Le XXe siècle est arrivé avec les promesses de la modernité, mais pour les peuples autochtones et les travailleurs, l’histoire sentait encore la poudre à canon et le caoutchouc.
Le changement de propriétaire (1900 à 1950)
Au début du XXe siècle, le Pérou était encore exportateur de matières premières, mais sous la tutelle d’un nouveau patron : les États-Unis. Les Britanniques étaient toujours présents, notamment dans les mines et les chemins de fer, mais les entreprises américaines commençaient à dominer l’exploitation du pétrole, du cuivre et du caoutchouc. Le modèle ne changea pas : les ressources sortaient, les profits restaient à l’extérieur.

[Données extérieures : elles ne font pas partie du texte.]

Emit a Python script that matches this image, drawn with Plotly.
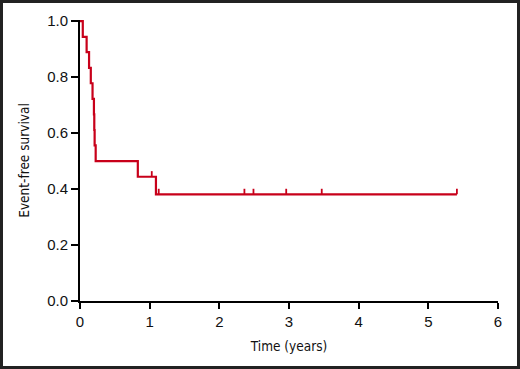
import plotly.graph_objects as go

# Kaplan-Meier step curve
step_time = [0, 0.04, 0.095, 0.13, 0.155, 0.18, 0.2, 0.205, 0.21, 0.225, 0.83, 1.09, 5.41]
step_surv = [1.0, 0.944, 0.889, 0.833, 0.778, 0.722, 0.667, 0.611, 0.556, 0.5, 0.444, 0.381, 0.381]

# Censored observations
censor_time = [1.03, 1.13, 2.36, 2.49, 2.96, 3.47, 5.41]
censor_surv = [0.444, 0.381, 0.381, 0.381, 0.381, 0.381, 0.381]

x_ticks = [0, 1, 2, 3, 4, 5, 6]
y_ticks = [0.0, 0.2, 0.4, 0.6, 0.8, 1.0]

RED = "#c8001a"
W, H = 520, 369
ML, MR, MT, MB = 80, 22, 20, 68
PW, PH = W - ML - MR, H - MT - MB

fig = go.Figure()
fig.add_trace(go.Scatter(
    x=step_time, y=step_surv, mode="lines", line=dict(color=RED, width=2.2, shape="hv"),
    showlegend=False, hoverinfo="skip"))
fig.add_trace(go.Scatter(
    x=censor_time, y=censor_surv, mode="markers", marker=dict(size=0.1, color=RED),
    error_y=dict(type="data", symmetric=False, array=[0.02] * len(censor_time),
                 arrayminus=[0] * len(censor_time), thickness=1.8, width=0, color=RED),
    showlegend=False, hoverinfo="skip"))

font_tick = dict(family="Liberation Sans, Arial, sans-serif", size=15, color="#111")
font_title = dict(family="DejaVu Sans Condensed, Liberation Sans Narrow, Arial Narrow, sans-serif", size=13.5, color="#111")

fig.update_layout(
    width=W, height=H,
    margin=dict(l=ML, r=MR, t=MT, b=MB),
    paper_bgcolor="white", plot_bgcolor="white",
    xaxis=dict(range=[0, 6], tickvals=x_ticks, ticktext=[str(v) for v in x_ticks],
               showgrid=False, zeroline=False, showline=True, linecolor="black", linewidth=2,
               ticks="outside", ticklen=6, tickwidth=2, tickcolor="black",
               tickfont=font_tick, title=dict(text="Time (years)", font=font_title, standoff=13)),
    yaxis=dict(range=[0, 1.004], tickvals=y_ticks, ticktext=[f"{v:.1f}" for v in y_ticks],
               showgrid=False, zeroline=False, showline=True, linecolor="black", linewidth=2,
               ticks="outside", ticklen=7, tickwidth=2, tickcolor="black",
               tickfont=font_tick, title=dict(text="Event-free survival", font=font_title, standoff=14)),
    shapes=[dict(type="rect", xref="paper", yref="paper",
                 x0=(1.5 - ML) / PW, x1=(W - 1.5 - ML) / PW,
                 y0=(MT + PH - (H - 1.5)) / PH, y1=(MT + PH - 1.5) / PH,
                 line=dict(color="#222", width=3), fillcolor="rgba(0,0,0,0)", layer="above")],
)

fig.write_html("out.html", config={"displayModeBar": False},
               post_script="document.body.style.margin='0';document.body.style.padding='0';")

La République affichait drapeaux, hymnes et constitutions, mais ne rompait pas avec le modèle colonial. L’État restait concentré sur la côte, gouverné par une élite créole tournée vers l’Europe et méprisant les Andes et l’Amazonie.
Le boom du caoutchouc et l’enfer amazonien
Entre 1890 et 1920, l’Amazonie péruvienne a connu un boom du caoutchouc. Le boom mondial de l’automobile a fait grimper la demande de latex, et les jungles du Putumayo, de Madre de Dios et d’Ucayali sont devenues des zones d’extraction intensive. Des entreprises péruviennes et étrangères contrôlaient le secteur, mais les populations autochtones y vivaient dans un esclavage pur et dur.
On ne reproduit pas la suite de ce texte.